The texts of Scripture do not confirm a sort of “theory of catastrophes,” according to which there must first be a complete destruction of the world after which God can finally turn everything to good. No, God does not arrive at the end, when all is lost. He does not disown his own creation. In the book of Revelation we read, “You created all things, and by your will they existed and were created” (4:11). We must also remember that at the very beginning of Scripture, after God has made everything, God looks upon creation and proclaims it to be good. God does not disown his creation.
The “upheaval” expressed throughout the New Testament is that when the Son of Man comes, he comes not in the weariness of our habits nor does he insert himself passively into the natural course of things. When Christ comes, he brings a radical change to the lives of men and women and it is always a change that brings the fullness of life.
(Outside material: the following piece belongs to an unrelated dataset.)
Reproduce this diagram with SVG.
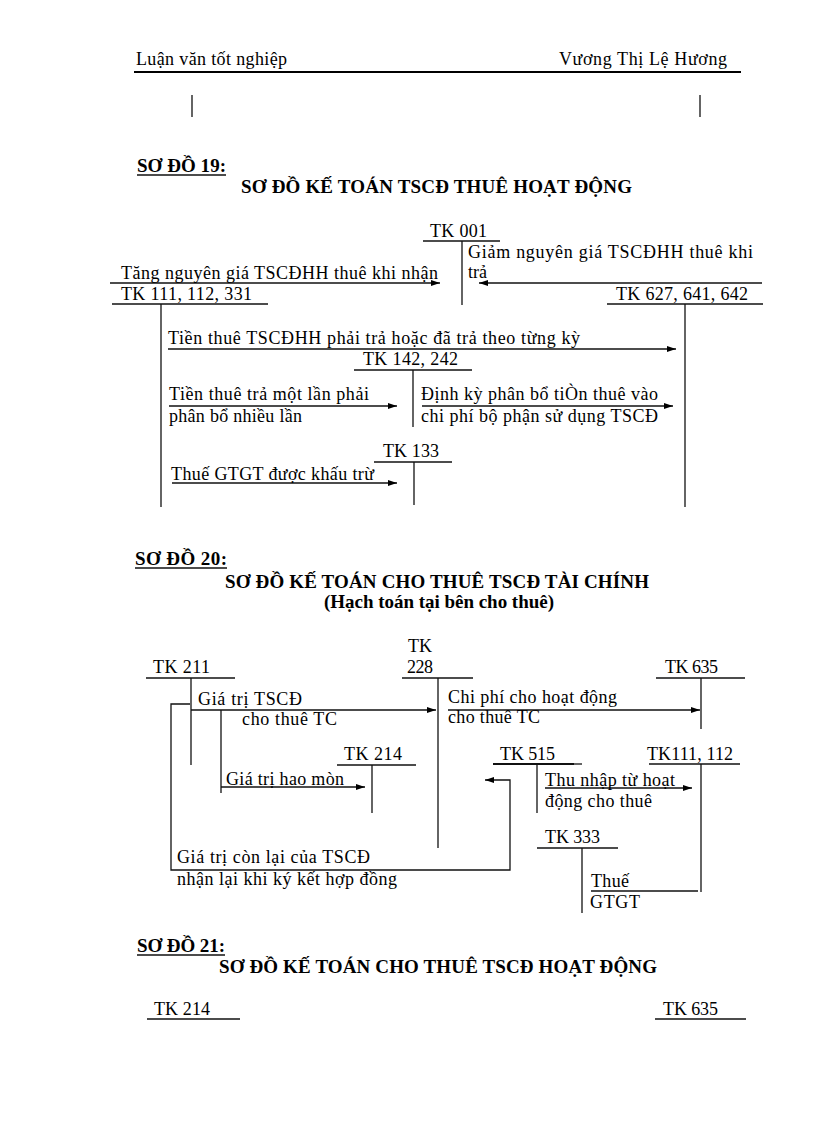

Notice that in this Sunday’s gospel passage (Mk. 13:24-32) after our Lord speaks of the coming of the Son of Man with “great power” he goes on to state: Learn a lesson from the fig tree. When its branch becomes tender and sprouts leaves, you know that summer is near. In the same way, when you see these things happening, know that he is near, at the gates.
Our Lord does enter into our lives and the life of our world with “great power” but the upheaval he brings is an invitation to turn away from sin and the works of sin and to turn toward the fullness of life.
As Christians we are to live in this world not bound by the deadening works of sin and pride but rather in the upheaval and pangs of birth of the establishment of the Kingdom of God. Because every day and in every situation Christ is near, at the gates. The Book of Revelation gives us an image of this hope toward which we yearn and work. Then I saw a new heaven and a new earth … And I saw the holy city, the new Jerusalem, coming down out of heaven from God, prepared as a bride adorned for her husband (Rev. 21:1-2).
The great “Day of the Lord” is not yet to happen. It has already happened! God has entered into creation and history in the person of Christ, eternity has entered into time, and now this upheaval comes to every generation and even each day! We are caught up in the great work of God where all peoples and nations will be gathered together into the new Jerusalem!
The “end of the world” must come every day. Every day, we must put an end to both the small or big pieces of the world’s evil and malevolence … Scripture invites us to keep the future, toward which we are led, in front of our eyes: the end of the world is not a catastrophe, but will in fact establish the holy city that comes down from heaven. It is a city that is a concrete reality, not an abstract one, gathering all the people around their Lord. This is the goal (and, in a sense also, the end) of history. But his holy city must begin in our daily life now so that it may grow and transform the lives of men and women into God’s likeness.
Our thoughts and prayers this weekend turn to Paris and the victims of Friday’s terrorist attacks. One of the stated goals of ISIS is not just to bring about a caliphate (a Muslim state) but the apocalypse as they view it. They wish to bring about the apocalypse through acts of violence. Theirs is a sick and twisted ideology. Already the people of Paris are responding to these violent attacks by standing up and saying “We are not afraid.” This is a classic Christian response. We are not afraid because the coming day of the Lord is not a day of destruction but a day of life. The coming Day of the Lord will be when all injustice will be righted, every tear will be wiped away and life will reign! We are not afraid because God has entered into human history and has overcome violence and emptied the tomb of its power!
We are not afraid because Christ is Lord!
(Quotes taken from The Word of God Every Day by Vincenzo Paglia.)